Często zaglądał do nas, aby choć na chwilkę odpocząć Jurek Górski, który na żywo relacjonował przebieg zawodów i na koniec podarował nam okolicznościowe koszulki z zawodów Grand Prix Wheeler Triatlon Tour MTB, których był współorganizatorem wspólnie m.in z firmą Wheeler i Toppoligrafia, które także bardzo wspierają nasze działania w propagowaniu transplantacji organów.
Po zawodach mogliśmy oglądać występy artystyczne młodzieży z domu Kultury w Sławie oraz zespołu, The Bootels z Łodzi, który „specjalizuje” się w muzyce Beatlesów oraz ceremonię wręczania medali zwycięzcom.
Około godz. 17.00 nastąpiło uroczyste opuszczenie flagi XVI Ogólnopolskiej Olimpiady Młodzieży w Sportach Letnich i przekazanie jej na ręce organizatorów przyszłorocznej Olimpiady i zakończenie zawodów.
Dla nas był to również sygnał do zakończenia aktywności.

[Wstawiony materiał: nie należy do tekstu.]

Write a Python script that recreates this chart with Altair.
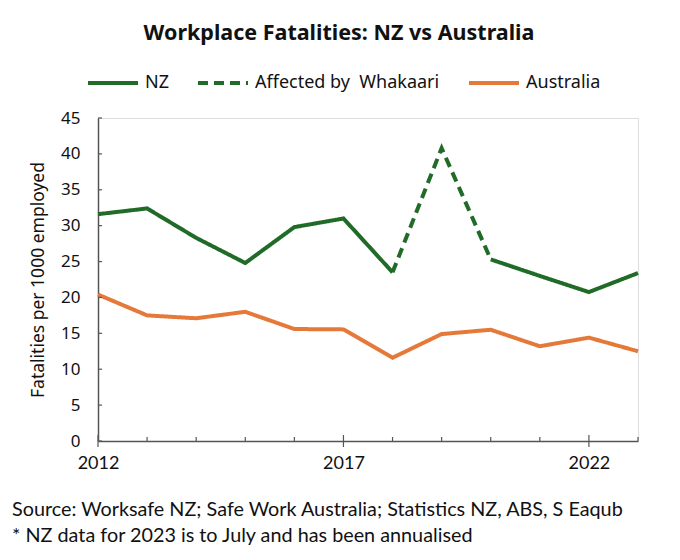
import altair as alt
import pandas as pd

years = list(range(2012, 2024))
nz = [31.6, 32.4, 28.3, 24.8, 29.8, 31.0, 23.5, 40.8, 25.3, 23.0, 20.75, 23.4]
aus = [20.4, 17.5, 17.1, 18.0, 15.6, 15.55, 11.6, 14.9, 15.5, 13.2, 14.4, 12.5]
series_names = ["NZ", "Affected by\u00a0 Whakaari", "Australia"]
colors = ["#1f6b27", "#1f6b27", "#e5793a"]
dashes = [[1, 0], [10, 6], [1, 0]]
y_ticks = [0, 5, 10, 15, 20, 25, 30, 35, 40, 45]
x_labels = [2012, 2017, 2022]
footnote = [
    "Source: Worksafe NZ; Safe Work Australia; Statistics NZ, ABS, S Eaqub",
    "* NZ data for 2023 is to July and has been annualised",
]

rows = []
for y, v in zip(years, nz):
    if y <= 2018:
        rows.append(dict(year=y, value=v, series=series_names[0], seg="nz1"))
    if 2018 <= y <= 2020:
        rows.append(dict(year=y, value=v, series=series_names[1], seg="wh"))
    if y >= 2020:
        rows.append(dict(year=y, value=v, series=series_names[0], seg="nz2"))
for y, v in zip(years, aus):
    rows.append(dict(year=y, value=v, series=series_names[2], seg="au"))
df = pd.DataFrame(rows)

W, H = 540, 323
LABEL_FONT = "Lato"
LEG_FONT = "Noto Sans"

legend = alt.Legend(
    title=None, orient="none", direction="horizontal", legendX=-12, legendY=-62,
    symbolType="stroke", symbolSize=2500, symbolStrokeWidth=4,
    labelFont=LEG_FONT, labelFontSize=18, labelColor="#111", labelLimit=400,
    columnPadding=21, labelOffset=5, padding=0,
)

xscale = alt.Scale(domain=[2012, 2023], nice=False)
yscale = alt.Scale(domain=[0, 45], nice=False)

x_axis = alt.Axis(values=x_labels, format="d", ticks=False, grid=False, title=None,
                  labelFont=LABEL_FONT, labelFontSize=18, labelColor="#111",
                  labelPadding=13, domainColor="#555", domainWidth=1.5,
                  labelFlush=False, labelOverlap=False)
y_axis = alt.Axis(values=y_ticks, ticks=False, grid=False,
                  title="Fatalities per 1000 employed",
                  titleFont=LEG_FONT, titleFontSize=17.5, titleFontWeight="normal",
                  titleColor="#111", titlePadding=13,
                  labelFont=LEG_FONT, labelFontSize=17, labelColor="#111",
                  labelPadding=18, domainColor="#555", domainWidth=1.5,
                  labelOverlap=False, labelFlush=False)

lines = alt.Chart(df).mark_line(strokeWidth=4).encode(
    x=alt.X("year:Q", scale=xscale, axis=x_axis),
    y=alt.Y("value:Q", scale=yscale, axis=y_axis),
    color=alt.Color("series:N", scale=alt.Scale(domain=series_names, range=colors), legend=legend),
    strokeDash=alt.StrokeDash("series:N", scale=alt.Scale(domain=series_names, range=dashes), legend=legend),
    detail="seg:N",
    order="year:Q",
)

minor_df = pd.DataFrame({"year": [y for y in years if y not in x_labels]})
major_df = pd.DataFrame({"year": x_labels})
ytick_df = pd.DataFrame({"v": y_ticks})

minor_ticks = alt.Chart(minor_df).mark_rule(color="#555", strokeWidth=1.2).encode(
    x=alt.X("year:Q", scale=xscale, axis=x_axis), y=alt.value(H - 4), y2=alt.value(H))
major_ticks = alt.Chart(major_df).mark_rule(color="#555", strokeWidth=1.2).encode(
    x=alt.X("year:Q", scale=xscale, axis=x_axis), y=alt.value(H - 6), y2=alt.value(H + 6))
y_tick_marks = alt.Chart(ytick_df).mark_rule(color="#555", strokeWidth=1.2).encode(
    y=alt.Y("v:Q", scale=yscale, axis=y_axis), x=alt.value(0), x2=alt.value(4))

foot1 = alt.Chart(pd.DataFrame({"line": [footnote[0]]})).mark_text(
    align="left", baseline="middle", font=LABEL_FONT, fontSize=19.8, color="#111"
).encode(text="line:N", x=alt.value(-86), y=alt.value(H + 69))
foot2 = alt.Chart(pd.DataFrame({"line": [footnote[1]]})).mark_text(
    align="left", baseline="middle", font=LABEL_FONT, fontSize=19.8, color="#111"
).encode(text="line:N", x=alt.value(-86), y=alt.value(H + 95))

chart = alt.layer(lines, minor_ticks, major_ticks, y_tick_marks, foot1, foot2).properties(
    width=W, height=H,
    title=alt.Title("Workplace Fatalities: NZ vs Australia", font=LEG_FONT, fontSize=21.5,
                    fontWeight="bold", color="#111", anchor="middle", dx=-29, offset=12,
                    frame="group"),
    autosize=alt.AutoSizeParams(type="none"),
    padding={"left": 90, "top": 110, "right": 34, "bottom": 111},
).configure_view(stroke=None).configure(background="white")

chart.save("out.html", embed_options={"renderer": "svg", "actions": False})
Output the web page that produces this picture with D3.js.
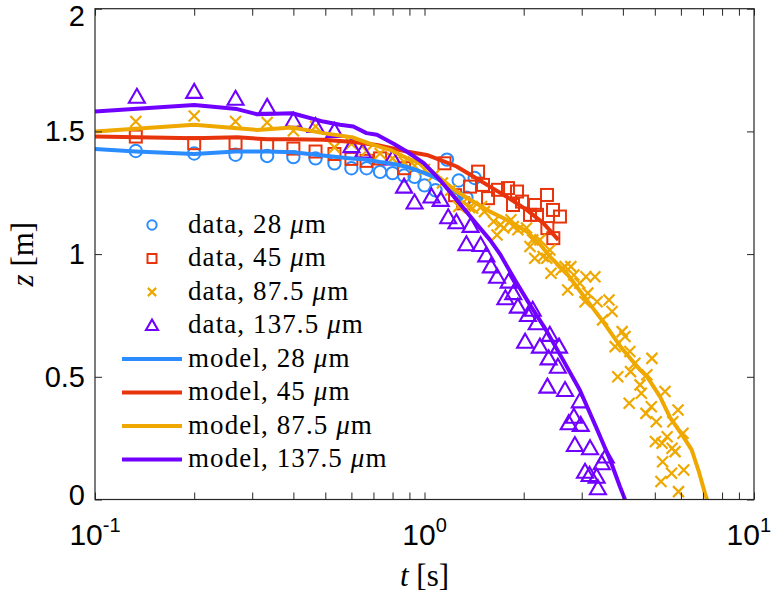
<!DOCTYPE html>
<html><head><meta charset="utf-8">
<script src="https://cdn.jsdelivr.net/npm/d3@7"></script>
<style>body{margin:0;background:#fff}</style>
</head><body>
<svg id="c" width="773" height="595"></svg>
<script>
// ---------------- data (t [s], z [m]) ----------------
const data28 = [[0.133,1.42],[0.2,1.41],[0.267,1.405],[0.333,1.40],[0.4,1.395],[0.467,1.39],[0.533,1.37],[0.6,1.35],[0.667,1.35],[0.733,1.335],[0.8,1.33],[0.867,1.32],[0.933,1.315],[1.0,1.28],[1.08,1.26],[1.17,1.385],[1.27,1.30],[1.34,1.23],[1.42,1.31]];
const data45 = [[0.133,1.479],[0.2,1.452],[0.267,1.452],[0.333,1.445],[0.4,1.43],[0.467,1.418],[0.533,1.408],[0.6,1.388],[0.667,1.38],[0.733,1.39],[0.867,1.35],[1.15,1.37],[1.238,1.24],[1.31,1.207],[1.374,1.275],[1.454,1.336],[1.505,1.282],[1.559,1.228],[1.672,1.262],[1.792,1.269],[1.856,1.20],[1.909,1.255],[1.977,1.214],[2.09,1.16],[2.164,1.20],[2.195,1.16],[2.354,1.241],[2.455,1.18],[2.577,1.153],[2.36,1.106],[2.46,1.065]];
const data875 = [[0.133,1.54],[0.2,1.563],[0.267,1.54],[0.333,1.536],[0.4,1.503],[0.467,1.52],[0.533,1.435],[0.6,1.45],[0.667,1.42],[0.733,1.41],[0.8,1.39],[0.867,1.375],[0.933,1.36],[1.0,1.345],[1.067,1.32],[1.133,1.29],[1.2,1.26],[1.27,1.194],[1.31,1.21],[1.37,1.19],[1.40,1.187],[1.49,1.194],[1.52,1.173],[1.62,1.133],[1.66,1.078],[1.70,1.119],[1.74,1.106],[1.83,1.14],[1.86,1.112],[1.92,1.099],[2.04,1.106],[2.09,1.031],[2.13,1.058],[2.16,0.983],[2.24,1.058],[2.29,0.99],[2.35,0.983],[2.40,1.017],[2.42,0.922],[2.60,0.936],[2.67,0.949],[2.72,0.854],[2.78,0.949],[2.84,0.915],[2.96,0.881],[3.09,0.908],[3.13,0.841],[3.07,0.806],[3.29,0.908],[3.34,0.806],[3.63,0.813],[3.71,0.766],[3.47,0.732],[3.98,0.684],[4.06,0.664],[3.79,0.623],[4.20,0.603],[4.35,0.555],[4.90,0.575],[3.86,0.50],[4.22,0.521],[4.73,0.508],[4.51,0.467],[4.55,0.433],[4.18,0.392],[5.37,0.44],[4.88,0.378],[4.70,0.351],[5.05,0.317],[5.88,0.365],[5.67,0.317],[6.09,0.27],[5.02,0.236],[5.26,0.229],[5.45,0.256],[5.64,0.209],[5.76,0.195],[5.28,0.154],[5.62,0.107],[6.12,0.12],[5.22,0.073],[5.90,0.032]];
const data1375 = [[0.134,1.641],[0.2,1.661],[0.267,1.633],[0.333,1.60],[0.4,1.543],[0.467,1.522],[0.533,1.502],[0.6,1.44],[0.65,1.418],[0.8,1.39],[0.867,1.275],[0.933,1.21],[1.05,1.235],[1.12,1.221],[1.18,1.15],[1.25,1.13],[1.38,1.115],[1.34,1.04],[1.48,1.037],[1.54,0.995],[1.59,0.95],[1.66,0.908],[1.80,0.888],[1.76,0.82],[1.86,0.841],[1.92,0.786],[2.06,0.752],[2.13,0.773],[2.19,0.718],[2.02,0.643],[2.24,0.623],[2.40,0.671],[2.38,0.575],[2.56,0.623],[2.54,0.541],[2.36,0.46],[2.67,0.446],[2.96,0.40],[2.84,0.337],[2.74,0.311],[2.98,0.304],[2.86,0.222],[3.18,0.209],[3.55,0.175],[3.45,0.148],[3.07,0.113],[3.17,0.10],[3.33,0.093],[3.36,0.046]];

const model28 = [[0.1,1.428],[0.133,1.418],[0.2,1.408],[0.267,1.418],[0.333,1.418],[0.4,1.415],[0.467,1.405],[0.533,1.397],[0.6,1.39],[0.667,1.385],[0.733,1.375],[0.8,1.368],[0.867,1.358],[0.933,1.345],[1.0,1.33],[1.067,1.315],[1.133,1.295],[1.2,1.27],[1.267,1.245],[1.3,1.22]];
const model45 = [[0.1,1.479],[0.2,1.472],[0.27,1.476],[0.333,1.468],[0.397,1.468],[0.493,1.466],[0.608,1.457],[0.716,1.445],[0.883,1.418],[1.016,1.404],[1.114,1.384],[1.252,1.357],[1.406,1.316],[1.58,1.275],[1.776,1.234],[2.043,1.18],[2.294,1.126],[2.548,1.058]];
const model875 = [[0.1,1.50],[0.2,1.527],[0.27,1.513],[0.31,1.506],[0.397,1.516],[0.493,1.493],[0.608,1.475],[0.699,1.445],[0.786,1.425],[0.883,1.391],[0.995,1.364],[1.114,1.31],[1.252,1.255],[1.406,1.214],[1.58,1.173],[1.776,1.14],[2.043,1.092],[2.241,1.04],[2.403,0.99],[2.70,0.922],[3.05,0.827],[3.47,0.728],[3.95,0.62],[4.51,0.528],[4.74,0.50],[5.185,0.419],[5.56,0.335],[6.10,0.256],[6.47,0.202],[6.78,0.12],[7.10,0.025],[7.20,0]];
const model1375 = [[0.1,1.581],[0.2,1.608],[0.27,1.591],[0.31,1.57],[0.397,1.574],[0.493,1.54],[0.554,1.527],[0.608,1.52],[0.667,1.493],[0.717,1.486],[0.806,1.45],[0.883,1.418],[0.995,1.371],[1.114,1.302],[1.252,1.221],[1.406,1.139],[1.58,1.058],[1.695,1.0],[1.88,0.895],[2.09,0.793],[2.34,0.69],[2.63,0.57],[2.96,0.446],[3.33,0.29],[3.66,0.161],[3.92,0.052],[4.06,0]];

const sizes = ["28","45","87.5","137.5"];
const colors = ["#2a8cff","#e8340c","#efa800","#7000ff"];
const markers = ["circle","square","cross","triangle"];
const yTicks = [0,0.5,1,1.5,2];
const yTickLabels = ["0","0.5","1","1.5","2"];
const xTickExps = [-1,0,1];

// ---------------- layout ----------------
const W=773, L=95, R=754, T=8.7, B=499.5;
const axisColor = "#262626";
const svg = d3.select("#c");
const x = d3.scaleLog().domain([0.1,10]).range([L,R]);
const y = d3.scaleLinear().domain([0,2]).range([B,T]);

svg.append("defs").append("clipPath").attr("id","clip")
  .append("rect").attr("x",L).attr("y",T).attr("width",R-L).attr("height",B-T);

function markerPath(g, type, color, s) {
  if (type==="circle") {
    g.append("circle").attr("r",6.2*s).attr("fill","none").attr("stroke",color).attr("stroke-width",2);
  } else if (type==="square") {
    g.append("rect").attr("x",-6*s).attr("y",-6*s).attr("width",12*s).attr("height",12*s)
     .attr("fill","none").attr("stroke",color).attr("stroke-width",2);
  } else if (type==="cross") {
    g.append("path").attr("d",`M${-5.5*s},${-5.5*s}L${5.5*s},${5.5*s}M${-5.5*s},${5.5*s}L${5.5*s},${-5.5*s}`)
     .attr("stroke",color).attr("stroke-width",2.2).attr("fill","none");
  } else {
    g.append("path").attr("d",`M0,${-8*s}L${8*s},${6*s}L${-8*s},${6*s}Z`)
     .attr("fill","none").attr("stroke",color).attr("stroke-width",2.1).attr("stroke-linejoin","miter");
  }
}

const plot = svg.append("g").attr("clip-path","url(#clip)");
const dataSets = [data28, data45, data875, data1375];
const modelSets = [model28, model45, model875, model1375];

dataSets.forEach((ds,i)=>{
  const g = plot.append("g");
  ds.forEach(d=>{
    const m = g.append("g").attr("transform",`translate(${x(d[0])},${y(d[1])})`);
    markerPath(m, markers[i], colors[i], 1);
  });
});

const line = d3.line().x(d=>x(d[0])).y(d=>y(d[1]));
modelSets.forEach((ms,i)=>{
  plot.append("path").datum(ms).attr("d",line).attr("fill","none")
    .attr("stroke",colors[i]).attr("stroke-width",4).attr("stroke-linejoin","round");
});

// ---------------- axes ----------------
const xMinor = [];
[-1,0].forEach(e=>{ for(let m=1;m<=9;m++) xMinor.push(m*Math.pow(10,e)); });
xMinor.push(10);

const axB = svg.append("g").attr("transform",`translate(0,${B})`)
  .call(d3.axisBottom(x).tickValues(xMinor).tickSize(-7).tickFormat(""));
const axT = svg.append("g").attr("transform",`translate(0,${T})`)
  .call(d3.axisTop(x).tickValues(xMinor).tickSize(-7).tickFormat(""));
const axL = svg.append("g").attr("transform",`translate(${L},0)`)
  .call(d3.axisLeft(y).tickValues(yTicks).tickSize(-7).tickPadding(10).tickFormat((d,i)=>yTickLabels[i]));
const axR = svg.append("g").attr("transform",`translate(${R},0)`)
  .call(d3.axisRight(y).tickValues(yTicks).tickSize(-7).tickFormat(""));
[axB,axT,axL,axR].forEach(a=>{
  a.select(".domain").remove();
  a.selectAll(".tick line").attr("stroke",axisColor).attr("stroke-width",1);
});
axL.selectAll(".tick text").attr("font-family","'Liberation Sans', Arial, sans-serif")
  .attr("font-size",29).attr("fill","#000")
  .attr("y",d=> d===2 ? 8 : (d===0 ? -4 : 0));

svg.append("rect").attr("x",L).attr("y",T).attr("width",R-L).attr("height",B-T)
  .attr("fill","none").attr("stroke",axisColor).attr("stroke-width",1.2);

// x tick labels 10^e (kept inside the picture)
xTickExps.forEach(e=>{
  const t = svg.append("text").attr("x",x(Math.pow(10,e))).attr("y",545)
    .attr("text-anchor","middle").attr("font-family","'Liberation Sans', Arial, sans-serif")
    .attr("font-size",30).attr("fill","#000");
  t.append("tspan").text("10");
  t.append("tspan").attr("dy",-13).attr("font-size",20).text(String(e));
  const bb = t.node().getBBox();
  if (bb.x + bb.width > W - 2) t.attr("x", +t.attr("x") - (bb.x + bb.width - (W - 2)));
});

// axis labels
const serif = "'Liberation Serif','Times New Roman',serif";
const xl = svg.append("text").attr("x",(L+R)/2).attr("y",586).attr("text-anchor","middle")
  .attr("font-family",serif).attr("font-size",31).attr("fill","#000");
xl.append("tspan").attr("font-style","italic").text("t");
xl.append("tspan").text(" [s]");

const yl = svg.append("text").attr("transform",`translate(33,${(T+B)/2}) rotate(-90)`)
  .attr("text-anchor","middle").attr("font-family",serif).attr("font-size",31).attr("fill","#000");
yl.append("tspan").attr("font-style","italic").text("z");
yl.append("tspan").text(" [m]");

// ---------------- legend ----------------
const leg = svg.append("g");
const rowY0 = 225, rowDY = 33.5;
const labels = [];
sizes.forEach((s,i)=>labels.push({kind:"data", size:s, i}));
sizes.forEach((s,i)=>labels.push({kind:"model", size:s, i}));
labels.forEach((d,k)=>{
  const cy = rowY0 + k*rowDY;
  if (d.kind==="data") {
    const m = leg.append("g").attr("transform",`translate(152,${cy})`);
    markerPath(m, markers[d.i], colors[d.i], 0.75);
  } else {
    leg.append("line").attr("x1",122).attr("x2",182).attr("y1",cy).attr("y2",cy)
      .attr("stroke",colors[d.i]).attr("stroke-width",4);
  }
  const t = leg.append("text").attr("x",188).attr("y",cy+7.5)
    .attr("font-family",serif).attr("font-size",27).attr("letter-spacing",1.1).attr("fill","#000");
  t.append("tspan").text(`${d.kind}, ${d.size} `);
  t.append("tspan").attr("font-style","italic").text("\u03bc");
  t.append("tspan").text("m");
});
</script>
</body></html>
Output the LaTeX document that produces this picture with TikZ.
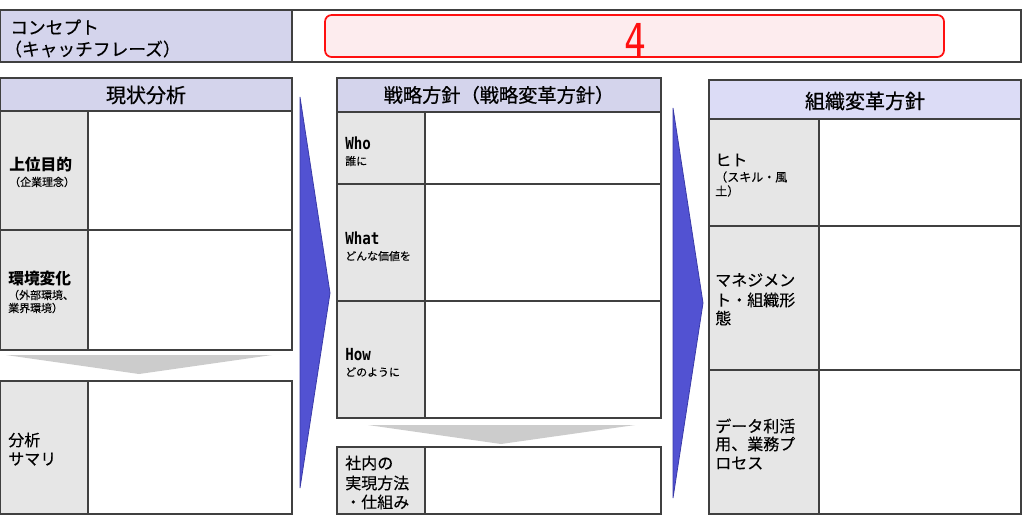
\documentclass[tikz,border=0pt]{standalone}
\usepackage{fontspec}
\setmainfont{Noto Sans CJK JP}
\newfontfamily\medfont{Noto Sans CJK JP}[FakeBold=0.6]
\newfontfamily\regfont{Noto Sans CJK JP}[FakeBold=0.25]
\newfontfamily\condfont{DejaVu Sans Mono}[FakeStretch=0.85]
\newfontfamily\numfont{DejaVu Sans Mono}[FakeStretch=0.8]
\definecolor{bordc}{HTML}{404040}
\definecolor{hdrc}{HTML}{D4D4EC}
\definecolor{hdrr}{HTML}{DCDCF6}
\definecolor{labc}{HTML}{E6E6E6}
\definecolor{bluec}{HTML}{5252D2}
\definecolor{blueb}{HTML}{3A3AA8}
\definecolor{grayarr}{HTML}{CCCCCC}
\definecolor{redc}{HTML}{FF1010}
\definecolor{redf}{HTML}{FDECEE}
\newcommand{\fs}[1]{\fontsize{#1}{#1}\selectfont}
\begin{document}
\begin{tikzpicture}[x=0.75pt,y=-0.75pt,
  frame/.style={draw=bordc,line width=1.1pt},
  hdr/.style={frame,fill=hdrc},
  hdrR/.style={frame,fill=hdrr},
  lab/.style={frame,fill=labc},
  cell/.style={frame,fill=white},
  txt/.style={anchor=west,inner sep=0pt,text=black},
  big/.style={txt,font=\regfont\fs{12}},
  bigb/.style={txt,font=\fs{11.8}\bfseries},
  small/.style={txt,font=\regfont\fs{8.2}},
  smallr/.style={txt,font=\regfont\fs{9}},
  eng/.style={txt,font=\condfont\bfseries\fs{12.5}},
  head/.style={inner sep=0pt,font=\medfont\fs{15}},
  bluearrow/.style={fill=bluec,draw=blueb,line width=0.6pt},
  grayarrow/.style={fill=grayarr,draw=none}]
\useasboundingbox (0,0) rectangle (1024,519);
\fill[white] (0,0) rectangle (1024,519);
% concept bar
\draw[hdr] (0,10) rectangle (292,62);
\draw[cell] (292,10) rectangle (1021,62);
\draw[draw=redc,fill=redf,line width=1.3pt,rounded corners=5pt] (325,15) rectangle (944,57);
\node[txt,font=\regfont\fs{13.3}] (c1) at (10,27) {コンセプト};
\node[txt,font=\regfont\fs{13.3}] (c2) at (4,49) {（キャッチフレーズ）};
\node[inner sep=0pt,text=redc,font=\numfont\fs{34}] (num) at (635,40) {4};
% left column
\draw[hdr] (0,78) rectangle (292,111);
\node[head] (h1) at (146,95) {現状分析};
\draw[lab] (0,111) rectangle (88,230);
\draw[cell] (88,111) rectangle (292,230);
\draw[lab] (0,230) rectangle (88,350);
\draw[cell] (88,230) rectangle (292,350);
\draw[lab] (0,381) rectangle (88,514);
\draw[cell] (88,381) rectangle (292,514);
\fill[grayarrow] (6,355) -- (272,355) -- (139,374) -- cycle;
\node[bigb] (l1a) at (9,165) {上位目的};
\node[small] (l1b) at (9,182) {（企業理念）};
\node[bigb] (l2a) at (8,279) {環境変化};
\node[small] (l2b) at (8,295) {（外部環境、};
\node[small] (l2c) at (8,308) {業界環境）};
\node[big] (l3a) at (8,440) {分析};
\node[big] (l3b) at (8,459) {サマリ};
% middle column
\draw[hdr] (337,78) rectangle (661,112);
\node[head,font=\medfont\fs{14.4}] (h2) at (499,95) {戦略方針（戦略変革方針）};
\draw[lab] (337,112) rectangle (425,184);
\draw[cell] (425,112) rectangle (661,184);
\draw[lab] (337,184) rectangle (425,301);
\draw[cell] (425,184) rectangle (661,301);
\draw[lab] (337,301) rectangle (425,418);
\draw[cell] (425,301) rectangle (661,418);
\draw[lab] (337,447) rectangle (425,514);
\draw[cell] (425,447) rectangle (661,514);
\fill[grayarrow] (368,425) -- (635,425) -- (501,444) -- cycle;
\node[eng] (m1a) at (345,143) {Who};
\node[small] (m1b) at (345,161) {誰に};
\node[eng] (m2a) at (345,238) {What};
\node[small] (m2b) at (345,256) {どんな価値を};
\node[eng] (m3a) at (345,355) {How};
\node[small] (m3b) at (345,372) {どのように};
\node[big] (m4a) at (345,463) {社内の};
\node[big] (m4b) at (345,483) {実現方法};
\node[big] (m4c) at (345,502) {・仕組み};
% right column
\draw[hdrR] (709,80) rectangle (1021,119);
\node[head] (h3) at (865,101) {組織変革方針};
\draw[lab] (709,119) rectangle (819,226);
\draw[cell] (819,119) rectangle (1021,226);
\draw[lab] (709,226) rectangle (819,370);
\draw[cell] (819,226) rectangle (1021,370);
\draw[lab] (709,370) rectangle (819,514);
\draw[cell] (819,370) rectangle (1021,514);
\node[big] (r1a) at (715,160) {ヒト};
\node[smallr] (r1b) at (715,177) {（スキル・風};
\node[smallr] (r1c) at (715,191) {土）};
\node[big] (r2a) at (715,280) {マネジメン};
\node[big] (r2b) at (715,300) {ト・組織形};
\node[big] (r2c) at (715,318) {態};
\node[big] (r3a) at (715,426) {データ利活};
\node[big] (r3b) at (715,444) {用、業務プ};
\node[big] (r3c) at (715,463) {ロセス};
% blue arrows
\draw[bluearrow] (300,97) -- (330,293) -- (300,488) -- cycle;
\draw[bluearrow] (673,108) -- (703,303) -- (673,498) -- cycle;
\end{tikzpicture}
\end{document}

Po krótkim odpoczynku udaliśmy się do naszych przyjaciół na wspólną kolację, podczas której dzieliliśmy się wrażeniami z całego dnia.
Ponieważ wieczór był wyjątkowo ciepły i dobiegająca zewsząd muzyka zachęcała do spaceru, wybraliśmy się na wycieczkę po ośrodku, a co niektórzy (czyli ja) spróbowali swoich umiejętności tanecznych.
Niedzielny poranek również powitał nas pięknym słońcem, tak, więc zaraz po śniadaniu i wypitej wspólnie z Jurkiem, jego rodziną i przyjaciółmi kawie udaliśmy się na spacer po okolicy, po której oprowadzał nas Jurek. Wycieczkę zakończyliśmy w słynącej z wyśmienitych ryb smażalni, do której na obiad zaprosił nas nasz gospodarz.
Niestety czas biegł nieubłaganie a my musieliśmy wracać do domu. Żegnając się obiecaliśmy sobie, ze, jeżeli tylko zdrowie dopisze na pewno spotkamy się ponownie za rok.
Kończąc te relację, bardzo chciałabym podziękować Jankowi Malinowskiemu za przygotowanie nam materiałów informacyjnych, gadżetów i banerów, Andrzejowi Książkowi za ich przywiezienie z Zabrza, a Jurkowi Kazalskiemu za ich odwiezienie ponownie do Zabrza. Dziękuje Wam wszystkim za wspólnie spędzony czas podczas tej akcji, za uśmiechy i zaangażowanie.
Szczególne zaś podziękowania kieruję do naszego Przyjaciela Jurka Górskiego za zaproszenie, pomoc i gościnę podczas tych 2 dni. Dzięki takim ludziom możemy czuć się potrzebni i spłacać „dług” za drugie życie.